======== Extracted data ========

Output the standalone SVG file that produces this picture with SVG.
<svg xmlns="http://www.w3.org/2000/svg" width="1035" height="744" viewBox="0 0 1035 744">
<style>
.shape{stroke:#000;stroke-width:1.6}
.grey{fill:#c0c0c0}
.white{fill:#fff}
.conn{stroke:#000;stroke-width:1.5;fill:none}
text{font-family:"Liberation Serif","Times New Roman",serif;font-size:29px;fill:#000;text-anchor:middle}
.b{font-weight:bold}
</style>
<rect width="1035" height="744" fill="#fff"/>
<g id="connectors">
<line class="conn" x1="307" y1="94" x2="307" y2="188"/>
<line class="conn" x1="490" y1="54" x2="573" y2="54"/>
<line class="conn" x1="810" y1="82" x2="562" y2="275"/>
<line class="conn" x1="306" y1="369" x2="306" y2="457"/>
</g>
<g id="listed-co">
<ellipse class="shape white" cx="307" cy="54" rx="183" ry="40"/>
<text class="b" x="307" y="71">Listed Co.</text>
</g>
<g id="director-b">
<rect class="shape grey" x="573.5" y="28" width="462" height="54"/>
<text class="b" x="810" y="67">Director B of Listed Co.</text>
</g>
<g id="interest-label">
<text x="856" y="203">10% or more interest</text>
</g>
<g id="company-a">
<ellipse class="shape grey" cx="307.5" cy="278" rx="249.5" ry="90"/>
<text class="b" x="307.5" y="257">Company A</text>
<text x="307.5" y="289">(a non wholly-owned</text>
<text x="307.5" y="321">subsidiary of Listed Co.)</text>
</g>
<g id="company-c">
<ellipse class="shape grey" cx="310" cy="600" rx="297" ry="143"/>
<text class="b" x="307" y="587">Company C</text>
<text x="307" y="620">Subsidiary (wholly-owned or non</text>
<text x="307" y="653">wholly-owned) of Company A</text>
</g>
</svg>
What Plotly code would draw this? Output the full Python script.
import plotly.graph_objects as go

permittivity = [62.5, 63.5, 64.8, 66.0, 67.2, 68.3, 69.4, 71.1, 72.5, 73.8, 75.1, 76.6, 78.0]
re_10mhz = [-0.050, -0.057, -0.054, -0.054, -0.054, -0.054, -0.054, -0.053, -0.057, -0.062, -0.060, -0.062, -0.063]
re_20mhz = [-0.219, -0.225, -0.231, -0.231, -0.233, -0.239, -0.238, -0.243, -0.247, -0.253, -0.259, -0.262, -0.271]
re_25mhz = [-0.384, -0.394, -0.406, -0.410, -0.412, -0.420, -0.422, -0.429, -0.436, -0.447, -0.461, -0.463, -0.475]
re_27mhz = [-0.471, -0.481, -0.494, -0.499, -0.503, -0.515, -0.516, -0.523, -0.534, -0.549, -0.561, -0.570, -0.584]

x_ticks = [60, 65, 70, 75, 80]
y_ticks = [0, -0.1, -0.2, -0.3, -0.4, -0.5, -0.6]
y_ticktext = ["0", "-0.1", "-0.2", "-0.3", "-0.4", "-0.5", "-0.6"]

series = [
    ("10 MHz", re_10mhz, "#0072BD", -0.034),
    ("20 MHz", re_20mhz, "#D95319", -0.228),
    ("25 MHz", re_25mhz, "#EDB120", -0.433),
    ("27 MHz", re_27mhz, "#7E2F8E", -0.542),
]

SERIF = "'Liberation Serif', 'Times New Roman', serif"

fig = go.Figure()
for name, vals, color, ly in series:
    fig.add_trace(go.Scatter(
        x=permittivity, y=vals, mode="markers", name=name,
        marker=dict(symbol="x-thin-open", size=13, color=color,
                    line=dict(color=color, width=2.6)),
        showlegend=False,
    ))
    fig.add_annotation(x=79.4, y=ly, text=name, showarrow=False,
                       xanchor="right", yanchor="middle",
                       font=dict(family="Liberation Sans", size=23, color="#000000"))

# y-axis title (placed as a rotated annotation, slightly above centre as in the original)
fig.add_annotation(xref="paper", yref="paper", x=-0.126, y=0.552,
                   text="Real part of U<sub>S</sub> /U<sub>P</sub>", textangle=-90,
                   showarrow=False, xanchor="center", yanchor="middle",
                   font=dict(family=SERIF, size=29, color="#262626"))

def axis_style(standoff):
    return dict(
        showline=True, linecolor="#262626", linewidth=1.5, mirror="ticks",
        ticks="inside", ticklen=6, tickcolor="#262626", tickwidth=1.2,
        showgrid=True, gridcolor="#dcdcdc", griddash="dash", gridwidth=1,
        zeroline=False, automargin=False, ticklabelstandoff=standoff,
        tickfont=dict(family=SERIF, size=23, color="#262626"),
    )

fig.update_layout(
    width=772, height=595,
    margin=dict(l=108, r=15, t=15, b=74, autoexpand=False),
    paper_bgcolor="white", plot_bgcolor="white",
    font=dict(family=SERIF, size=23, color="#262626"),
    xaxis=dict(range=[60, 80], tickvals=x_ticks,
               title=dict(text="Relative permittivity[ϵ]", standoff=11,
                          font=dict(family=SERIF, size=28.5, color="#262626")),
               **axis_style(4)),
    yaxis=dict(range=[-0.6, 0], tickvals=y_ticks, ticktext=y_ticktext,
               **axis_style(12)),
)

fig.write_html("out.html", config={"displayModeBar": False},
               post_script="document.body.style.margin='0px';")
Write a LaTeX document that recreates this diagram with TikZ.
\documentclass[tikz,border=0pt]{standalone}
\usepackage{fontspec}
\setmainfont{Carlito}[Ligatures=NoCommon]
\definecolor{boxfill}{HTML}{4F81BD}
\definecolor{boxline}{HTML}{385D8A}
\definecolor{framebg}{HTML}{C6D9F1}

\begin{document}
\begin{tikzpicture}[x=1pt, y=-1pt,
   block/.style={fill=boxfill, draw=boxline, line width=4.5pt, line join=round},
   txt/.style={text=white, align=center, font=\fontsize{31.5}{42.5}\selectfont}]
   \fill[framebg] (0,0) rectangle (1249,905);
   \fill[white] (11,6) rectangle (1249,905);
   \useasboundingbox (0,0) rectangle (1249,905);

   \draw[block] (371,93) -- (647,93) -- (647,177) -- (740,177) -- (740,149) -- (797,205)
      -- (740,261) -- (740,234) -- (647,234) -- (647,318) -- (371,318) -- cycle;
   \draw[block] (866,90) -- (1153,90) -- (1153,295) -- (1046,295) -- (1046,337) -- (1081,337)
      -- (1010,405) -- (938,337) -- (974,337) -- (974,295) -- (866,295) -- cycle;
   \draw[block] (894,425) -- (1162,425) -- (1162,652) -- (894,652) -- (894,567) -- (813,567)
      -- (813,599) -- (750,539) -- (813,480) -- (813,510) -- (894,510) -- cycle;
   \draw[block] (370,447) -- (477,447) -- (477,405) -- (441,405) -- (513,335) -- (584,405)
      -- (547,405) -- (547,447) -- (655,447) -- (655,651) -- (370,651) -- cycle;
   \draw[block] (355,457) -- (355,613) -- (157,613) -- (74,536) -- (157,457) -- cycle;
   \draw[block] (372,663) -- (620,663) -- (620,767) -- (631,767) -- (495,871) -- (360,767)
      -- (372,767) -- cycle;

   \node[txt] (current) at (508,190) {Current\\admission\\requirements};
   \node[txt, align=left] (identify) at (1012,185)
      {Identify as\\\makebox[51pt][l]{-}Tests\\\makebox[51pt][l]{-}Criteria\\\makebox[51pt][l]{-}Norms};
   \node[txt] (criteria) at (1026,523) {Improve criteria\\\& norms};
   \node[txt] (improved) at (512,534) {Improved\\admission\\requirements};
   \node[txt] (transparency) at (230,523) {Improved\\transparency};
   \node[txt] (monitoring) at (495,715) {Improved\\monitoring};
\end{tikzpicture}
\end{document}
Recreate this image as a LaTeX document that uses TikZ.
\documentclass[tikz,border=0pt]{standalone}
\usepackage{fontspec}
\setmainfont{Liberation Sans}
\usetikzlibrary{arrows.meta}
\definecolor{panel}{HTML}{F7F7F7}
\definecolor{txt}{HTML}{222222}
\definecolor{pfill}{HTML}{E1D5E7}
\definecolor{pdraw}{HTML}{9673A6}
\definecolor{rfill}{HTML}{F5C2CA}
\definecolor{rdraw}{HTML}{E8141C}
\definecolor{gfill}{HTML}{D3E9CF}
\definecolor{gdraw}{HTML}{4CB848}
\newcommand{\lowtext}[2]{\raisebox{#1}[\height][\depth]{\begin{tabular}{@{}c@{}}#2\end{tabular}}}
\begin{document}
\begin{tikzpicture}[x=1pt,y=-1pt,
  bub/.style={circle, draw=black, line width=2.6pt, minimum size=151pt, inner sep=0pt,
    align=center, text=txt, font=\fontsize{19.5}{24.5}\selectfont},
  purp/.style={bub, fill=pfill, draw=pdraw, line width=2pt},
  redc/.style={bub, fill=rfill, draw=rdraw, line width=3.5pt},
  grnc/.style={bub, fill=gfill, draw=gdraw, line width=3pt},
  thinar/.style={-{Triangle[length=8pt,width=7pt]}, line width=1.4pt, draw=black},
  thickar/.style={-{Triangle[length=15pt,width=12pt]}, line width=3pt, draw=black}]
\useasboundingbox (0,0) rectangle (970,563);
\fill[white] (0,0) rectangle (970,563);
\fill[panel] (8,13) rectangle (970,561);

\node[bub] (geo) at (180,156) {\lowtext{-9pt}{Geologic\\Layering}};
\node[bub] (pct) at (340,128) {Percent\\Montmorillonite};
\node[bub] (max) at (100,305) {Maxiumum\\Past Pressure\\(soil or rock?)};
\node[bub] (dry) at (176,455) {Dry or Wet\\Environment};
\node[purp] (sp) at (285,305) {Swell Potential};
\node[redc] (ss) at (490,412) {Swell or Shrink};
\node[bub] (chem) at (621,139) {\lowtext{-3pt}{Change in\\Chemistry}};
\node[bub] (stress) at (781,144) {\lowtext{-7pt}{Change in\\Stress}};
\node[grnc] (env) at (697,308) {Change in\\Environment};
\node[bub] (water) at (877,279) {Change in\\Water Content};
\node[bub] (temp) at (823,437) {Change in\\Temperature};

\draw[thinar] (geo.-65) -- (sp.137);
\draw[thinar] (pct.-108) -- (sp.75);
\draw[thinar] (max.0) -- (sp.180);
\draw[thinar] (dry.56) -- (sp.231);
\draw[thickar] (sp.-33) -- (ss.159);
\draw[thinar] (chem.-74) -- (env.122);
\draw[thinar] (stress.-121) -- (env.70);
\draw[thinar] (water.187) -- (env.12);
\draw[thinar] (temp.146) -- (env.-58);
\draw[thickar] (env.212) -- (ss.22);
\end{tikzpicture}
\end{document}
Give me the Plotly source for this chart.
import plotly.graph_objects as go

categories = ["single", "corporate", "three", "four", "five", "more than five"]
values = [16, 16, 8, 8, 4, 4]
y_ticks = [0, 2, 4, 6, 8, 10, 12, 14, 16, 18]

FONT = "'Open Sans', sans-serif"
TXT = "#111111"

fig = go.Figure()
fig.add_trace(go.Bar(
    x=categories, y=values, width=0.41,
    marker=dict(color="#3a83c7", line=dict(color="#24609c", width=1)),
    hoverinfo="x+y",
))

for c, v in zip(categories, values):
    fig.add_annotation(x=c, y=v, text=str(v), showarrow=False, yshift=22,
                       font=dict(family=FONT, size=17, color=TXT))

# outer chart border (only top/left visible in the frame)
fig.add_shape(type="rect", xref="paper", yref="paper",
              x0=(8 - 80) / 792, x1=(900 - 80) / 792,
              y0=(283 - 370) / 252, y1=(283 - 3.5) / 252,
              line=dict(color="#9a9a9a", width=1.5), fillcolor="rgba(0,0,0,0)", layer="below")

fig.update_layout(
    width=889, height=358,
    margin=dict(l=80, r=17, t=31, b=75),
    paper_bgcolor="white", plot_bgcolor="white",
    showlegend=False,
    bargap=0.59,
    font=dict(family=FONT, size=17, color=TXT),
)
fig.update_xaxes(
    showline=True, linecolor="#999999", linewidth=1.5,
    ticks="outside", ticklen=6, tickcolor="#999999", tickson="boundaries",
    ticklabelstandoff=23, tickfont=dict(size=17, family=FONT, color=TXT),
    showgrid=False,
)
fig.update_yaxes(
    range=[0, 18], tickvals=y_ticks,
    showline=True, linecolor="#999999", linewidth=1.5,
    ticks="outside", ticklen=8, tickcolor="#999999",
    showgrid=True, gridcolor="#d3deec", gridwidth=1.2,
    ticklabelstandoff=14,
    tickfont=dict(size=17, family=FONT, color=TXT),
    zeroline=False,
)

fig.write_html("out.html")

========

What is expected: Reproduce only the lines between the line containing "Give me the Plotly source for this chart." and the last line of the records, those two lines included, exactly.

Output for this exercise:
Give me the Plotly source for this chart.
import plotly.graph_objects as go

categories = ["single", "corporate", "three", "four", "five", "more than five"]
values = [16, 16, 8, 8, 4, 4]
y_ticks = [0, 2, 4, 6, 8, 10, 12, 14, 16, 18]

FONT = "'Open Sans', sans-serif"
TXT = "#111111"

fig = go.Figure()
fig.add_trace(go.Bar(
    x=categories, y=values, width=0.41,
    marker=dict(color="#3a83c7", line=dict(color="#24609c", width=1)),
    hoverinfo="x+y",
))

for c, v in zip(categories, values):
    fig.add_annotation(x=c, y=v, text=str(v), showarrow=False, yshift=22,
                       font=dict(family=FONT, size=17, color=TXT))

# outer chart border (only top/left visible in the frame)
fig.add_shape(type="rect", xref="paper", yref="paper",
              x0=(8 - 80) / 792, x1=(900 - 80) / 792,
              y0=(283 - 370) / 252, y1=(283 - 3.5) / 252,
              line=dict(color="#9a9a9a", width=1.5), fillcolor="rgba(0,0,0,0)", layer="below")

fig.update_layout(
    width=889, height=358,
    margin=dict(l=80, r=17, t=31, b=75),
    paper_bgcolor="white", plot_bgcolor="white",
    showlegend=False,
    bargap=0.59,
    font=dict(family=FONT, size=17, color=TXT),
)
fig.update_xaxes(
    showline=True, linecolor="#999999", linewidth=1.5,
    ticks="outside", ticklen=6, tickcolor="#999999", tickson="boundaries",
    ticklabelstandoff=23, tickfont=dict(size=17, family=FONT, color=TXT),
    showgrid=False,
)
fig.update_yaxes(
    range=[0, 18], tickvals=y_ticks,
    showline=True, linecolor="#999999", linewidth=1.5,
    ticks="outside", ticklen=8, tickcolor="#999999",
    showgrid=True, gridcolor="#d3deec", gridwidth=1.2,
    ticklabelstandoff=14,
    tickfont=dict(size=17, family=FONT, color=TXT),
    zeroline=False,
)

fig.write_html("out.html")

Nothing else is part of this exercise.